Related Rule
Democratic Republic of the Congo
Practice Relating to Rule 115. Disposal of the Dead
In 2008, a training manual by the Prosecutor at the Military High Court for magistrates on techniques for investigating sexual crimes, including war crimes, was adopted as part of the Programme on Investigating Sexual Crimes of the Democratic Republic of the Congo. The training manual states:
In addition, there are, unfortunately, cases of mass burial aimed at eliminating traces of crimes … This criminal form [of mass burial] is addressed here, insofar as it is used as a subterfuge to conceal mass violations of human rights committed during armed conflicts. …
§ 2. The concept of mass graves
There is no consensus about the characteristics nor the minimum number of individuals required for the constitution of a mass grave. … [Doctrine] distinguishes [different types of] mass graves according to whether they are constituted as:
a. a simple trench where bodies are grouped, with a minimum contact among them;
b. a more complex structure where corpses form a dense and contiguous aggregate, which is called a “mass of corps”. In this case, the individuals touch each other, and might be tangled, contorted or embroiled among them.
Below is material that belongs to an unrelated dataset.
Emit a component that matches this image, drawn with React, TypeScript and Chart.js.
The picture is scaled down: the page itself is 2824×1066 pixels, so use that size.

There might even be dispersed remains which do not belong to this mass.
c. a multi-layered structure: there might be dressed and undressed bodies in various levels inside the grave. When exhumed, this mass is characterised by a chaotic and distressing image … Multiple masses of corps in the same grave indicate that the bodies were thrown there in different moments. The existence of layers of remains separated by an embankment of earth is another indication that … groups of individuals were deposited on successive occasions[.] 
Democratic Republic of the Congo, Training manual by the Prosecutor at the Military High Court for magistrates on techniques for investigating sexual crimes, adopted as part of the Programme on Investigating Sexual Crimes of the Democratic Republic of the Congo, Military Justice seminar, 2008, pp. 33–34.